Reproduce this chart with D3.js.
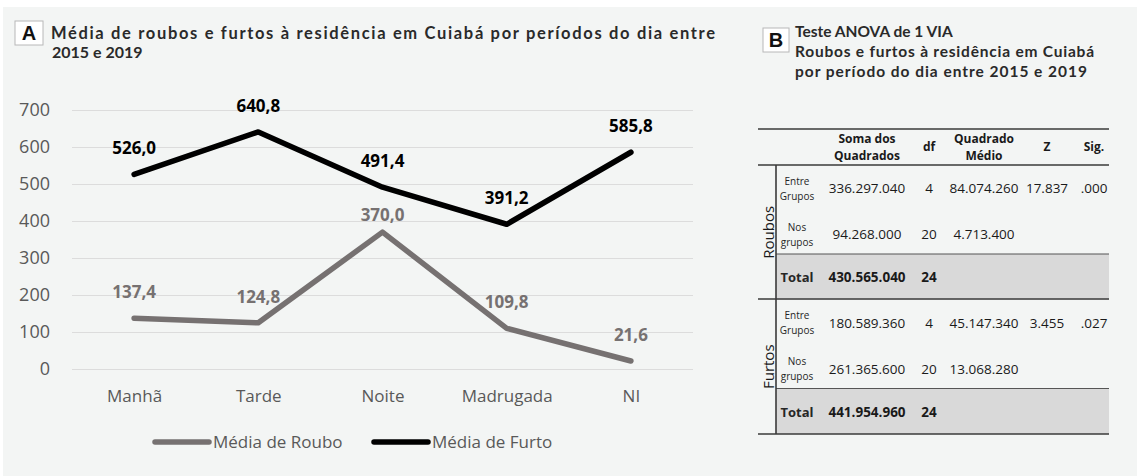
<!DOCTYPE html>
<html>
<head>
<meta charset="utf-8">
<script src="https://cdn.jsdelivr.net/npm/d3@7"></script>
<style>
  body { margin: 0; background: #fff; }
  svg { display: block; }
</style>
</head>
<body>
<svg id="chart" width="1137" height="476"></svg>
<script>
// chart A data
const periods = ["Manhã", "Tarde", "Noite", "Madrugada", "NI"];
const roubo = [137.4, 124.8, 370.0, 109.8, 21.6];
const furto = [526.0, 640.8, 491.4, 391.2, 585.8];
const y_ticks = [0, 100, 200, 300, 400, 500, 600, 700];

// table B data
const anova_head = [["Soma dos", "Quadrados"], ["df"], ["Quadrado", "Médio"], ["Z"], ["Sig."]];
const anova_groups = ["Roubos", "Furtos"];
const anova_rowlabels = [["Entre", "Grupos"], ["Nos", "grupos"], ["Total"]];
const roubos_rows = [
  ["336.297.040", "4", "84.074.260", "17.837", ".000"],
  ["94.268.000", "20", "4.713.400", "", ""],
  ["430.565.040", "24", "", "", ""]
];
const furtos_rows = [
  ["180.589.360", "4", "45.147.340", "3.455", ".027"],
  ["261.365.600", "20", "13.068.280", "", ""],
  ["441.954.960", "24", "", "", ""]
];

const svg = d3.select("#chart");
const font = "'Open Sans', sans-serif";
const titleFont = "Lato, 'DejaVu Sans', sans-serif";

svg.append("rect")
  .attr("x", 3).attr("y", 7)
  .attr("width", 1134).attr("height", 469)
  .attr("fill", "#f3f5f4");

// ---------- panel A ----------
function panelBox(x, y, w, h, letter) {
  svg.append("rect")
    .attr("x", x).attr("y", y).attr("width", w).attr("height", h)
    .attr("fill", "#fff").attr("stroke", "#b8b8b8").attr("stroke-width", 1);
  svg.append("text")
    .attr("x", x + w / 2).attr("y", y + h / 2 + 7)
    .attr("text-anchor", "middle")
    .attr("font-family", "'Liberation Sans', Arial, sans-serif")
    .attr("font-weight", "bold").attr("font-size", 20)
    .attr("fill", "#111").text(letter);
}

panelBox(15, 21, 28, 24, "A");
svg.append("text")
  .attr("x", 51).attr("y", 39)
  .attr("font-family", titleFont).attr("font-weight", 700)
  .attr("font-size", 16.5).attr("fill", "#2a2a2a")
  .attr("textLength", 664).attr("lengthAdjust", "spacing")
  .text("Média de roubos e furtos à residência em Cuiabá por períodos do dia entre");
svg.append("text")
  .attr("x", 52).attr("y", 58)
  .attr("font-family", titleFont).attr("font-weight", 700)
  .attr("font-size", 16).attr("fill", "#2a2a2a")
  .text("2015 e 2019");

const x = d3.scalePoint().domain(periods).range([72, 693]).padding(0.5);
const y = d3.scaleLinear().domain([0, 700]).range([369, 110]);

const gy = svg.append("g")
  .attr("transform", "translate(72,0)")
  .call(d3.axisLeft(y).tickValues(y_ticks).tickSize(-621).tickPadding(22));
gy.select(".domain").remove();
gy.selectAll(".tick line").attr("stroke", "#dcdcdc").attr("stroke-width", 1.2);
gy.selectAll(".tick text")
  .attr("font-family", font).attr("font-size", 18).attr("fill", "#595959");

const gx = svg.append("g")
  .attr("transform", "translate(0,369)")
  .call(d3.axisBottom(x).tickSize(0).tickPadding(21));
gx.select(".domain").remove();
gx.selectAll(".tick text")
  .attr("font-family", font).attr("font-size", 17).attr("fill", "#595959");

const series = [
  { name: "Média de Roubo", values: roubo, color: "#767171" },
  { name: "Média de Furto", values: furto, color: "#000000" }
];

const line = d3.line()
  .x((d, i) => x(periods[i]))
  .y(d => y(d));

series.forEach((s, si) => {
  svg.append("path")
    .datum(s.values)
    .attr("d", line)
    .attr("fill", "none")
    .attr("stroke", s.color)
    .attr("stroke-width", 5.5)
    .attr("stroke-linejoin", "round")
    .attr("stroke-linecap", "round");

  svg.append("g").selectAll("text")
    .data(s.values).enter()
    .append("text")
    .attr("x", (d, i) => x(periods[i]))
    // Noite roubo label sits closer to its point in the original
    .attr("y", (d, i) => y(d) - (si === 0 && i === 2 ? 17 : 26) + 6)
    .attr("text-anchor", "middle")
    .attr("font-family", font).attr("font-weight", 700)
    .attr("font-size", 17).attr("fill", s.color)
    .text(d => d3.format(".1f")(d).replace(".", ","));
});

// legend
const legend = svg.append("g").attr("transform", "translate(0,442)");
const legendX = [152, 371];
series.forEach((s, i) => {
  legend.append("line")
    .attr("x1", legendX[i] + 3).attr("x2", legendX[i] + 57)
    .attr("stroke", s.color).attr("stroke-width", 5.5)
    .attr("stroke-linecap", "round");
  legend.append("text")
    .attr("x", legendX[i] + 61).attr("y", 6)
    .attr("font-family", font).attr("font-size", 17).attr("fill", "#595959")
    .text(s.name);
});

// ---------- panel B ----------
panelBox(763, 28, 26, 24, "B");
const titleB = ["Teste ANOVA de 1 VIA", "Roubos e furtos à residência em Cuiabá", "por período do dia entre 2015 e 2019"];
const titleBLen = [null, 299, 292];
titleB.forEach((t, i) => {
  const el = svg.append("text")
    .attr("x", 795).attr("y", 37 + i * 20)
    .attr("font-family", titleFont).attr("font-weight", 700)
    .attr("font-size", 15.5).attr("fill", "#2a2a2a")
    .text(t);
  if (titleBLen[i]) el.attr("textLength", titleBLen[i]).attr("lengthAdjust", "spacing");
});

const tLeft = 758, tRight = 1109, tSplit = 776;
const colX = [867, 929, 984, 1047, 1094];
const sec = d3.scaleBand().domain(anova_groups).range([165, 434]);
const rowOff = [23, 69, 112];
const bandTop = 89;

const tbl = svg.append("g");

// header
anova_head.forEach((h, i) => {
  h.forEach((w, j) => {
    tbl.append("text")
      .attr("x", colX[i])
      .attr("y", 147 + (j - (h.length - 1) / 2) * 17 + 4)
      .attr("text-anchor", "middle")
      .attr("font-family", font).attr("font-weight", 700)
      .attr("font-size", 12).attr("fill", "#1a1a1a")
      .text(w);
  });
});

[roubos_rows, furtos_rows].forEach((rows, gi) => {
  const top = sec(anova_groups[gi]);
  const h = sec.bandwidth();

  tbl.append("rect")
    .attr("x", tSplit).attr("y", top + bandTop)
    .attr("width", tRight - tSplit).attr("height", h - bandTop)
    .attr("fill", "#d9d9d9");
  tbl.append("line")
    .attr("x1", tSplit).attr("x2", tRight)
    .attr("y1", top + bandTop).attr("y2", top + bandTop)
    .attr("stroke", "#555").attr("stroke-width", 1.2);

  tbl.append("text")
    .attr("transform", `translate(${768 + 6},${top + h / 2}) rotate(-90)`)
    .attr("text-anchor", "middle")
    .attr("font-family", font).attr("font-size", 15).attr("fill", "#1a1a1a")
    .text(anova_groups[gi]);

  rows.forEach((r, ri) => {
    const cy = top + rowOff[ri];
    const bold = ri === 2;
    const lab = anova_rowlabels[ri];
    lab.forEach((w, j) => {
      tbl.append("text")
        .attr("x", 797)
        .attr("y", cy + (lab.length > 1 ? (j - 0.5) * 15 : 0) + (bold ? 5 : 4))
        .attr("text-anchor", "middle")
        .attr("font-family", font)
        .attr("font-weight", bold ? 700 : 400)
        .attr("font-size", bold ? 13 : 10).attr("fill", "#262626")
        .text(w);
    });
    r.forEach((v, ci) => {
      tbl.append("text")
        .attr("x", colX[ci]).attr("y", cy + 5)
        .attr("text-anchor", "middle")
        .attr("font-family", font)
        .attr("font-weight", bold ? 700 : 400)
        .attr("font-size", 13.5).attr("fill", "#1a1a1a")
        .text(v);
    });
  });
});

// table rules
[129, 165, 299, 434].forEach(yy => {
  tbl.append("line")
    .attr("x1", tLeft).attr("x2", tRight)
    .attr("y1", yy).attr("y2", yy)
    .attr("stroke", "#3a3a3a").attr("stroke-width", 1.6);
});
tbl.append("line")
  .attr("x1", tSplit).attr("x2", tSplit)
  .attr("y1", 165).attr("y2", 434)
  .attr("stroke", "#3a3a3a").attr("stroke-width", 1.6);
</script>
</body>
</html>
○ ○ ○
=== Written exercise ===
Your task is to return the lines above, from the first one up to and including the line containing "const y_ticks = [0, 100, 200, 300, 400, 500, 600, 700];", minus any pictures.

=== Exercise response ===
Reproduce this chart with D3.js.
<!DOCTYPE html>
<html>
<head>
<meta charset="utf-8">
<script src="https://cdn.jsdelivr.net/npm/d3@7"></script>
<style>
  body { margin: 0; background: #fff; }
  svg { display: block; }
</style>
</head>
<body>
<svg id="chart" width="1137" height="476"></svg>
<script>
// chart A data
const periods = ["Manhã", "Tarde", "Noite", "Madrugada", "NI"];
const roubo = [137.4, 124.8, 370.0, 109.8, 21.6];
const furto = [526.0, 640.8, 491.4, 391.2, 585.8];
const y_ticks = [0, 100, 200, 300, 400, 500, 600, 700];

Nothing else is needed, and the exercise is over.